Multi-group Bayesian Games
Hongxing Yuan, Xuan Zhang, Chunyu Wei, Yushun Fan
TL;DR
This work introduces multi-group Bayesian games ($MBG$) to capture intra-group cooperation or noncooperation under incomplete information, and proposes a multi-group ex-ante agent game ($MEAG$) transformation that converts MBGs into normal-form games. It establishes a one-to-one correspondence between MBG equilibria and MEAG equilibria and proves that (strong) potentiality is preserved by the transformation, enabling equilibrium computation via potential equations. The paper provides explicit algebraic forms for payoffs and potential functions, derives potential equations (e.g., $\Lambda \xi = \Psi P^{T}$ and $\Lambda \xi = \Theta P^{T}$), and offers algorithms to find (strongly) MBNE by solving the MEAG’s equilibria, demonstrated on a first-price auction example.
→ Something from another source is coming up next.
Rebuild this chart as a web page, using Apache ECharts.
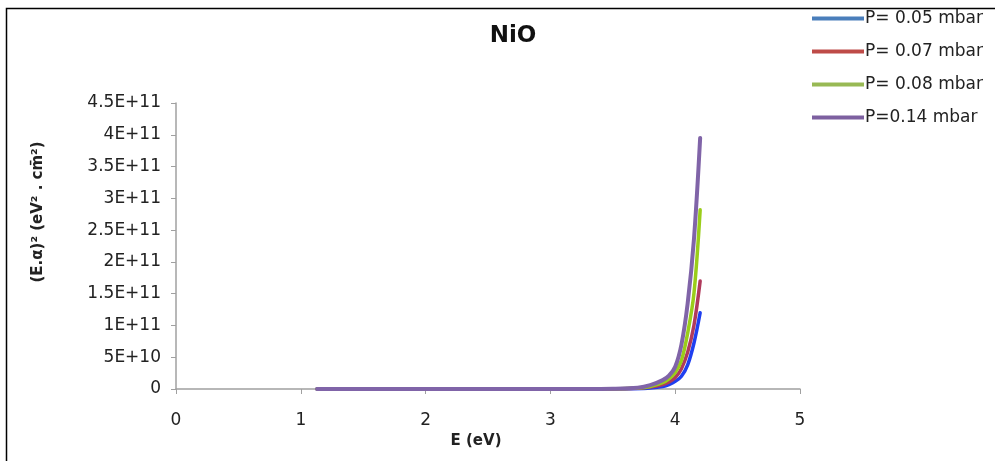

This framework allows tractable analysis of cooperative versus noncooperative behavior in group-structured Bayesian settings with broad applications in routing, auctions, and multi-agent systems.
Abstract
This paper presents a model of multi-group Bayesian games (MBGs) to describe the group behavior in Bayesian games, and gives methods to find (strongly) multi-group Bayesian Nash equilibria (MBNE) of this model with a proposed transformation. MBNE represent the optimal strategy \textit{profiles} under the situation where players within a group play a cooperative game, while strongly MBNE characterize the optimal strategy \textit{profiles} under the situation where players within a group play a noncooperative game. Firstly, we propose a model of MBGs and give a transformation to convert any MBG into a multi-group ex-ante agent game (MEAG) which is a normal-form game. Secondly, we give a sufficient and necessary condition for a MBG's MEAG to be (strongly) potential. If it is (strongly) potential, all its (strongly) Nash equilibria can be found, and then all (strongly) MBNE of the MBG can be obtained by leveraging the transformation's good properties. Finally, we provide algorithms for finding (strongly) MBNE of a MBG whose MEAG is (strongly) potential and use an illustrative example to verify the correctness of our results.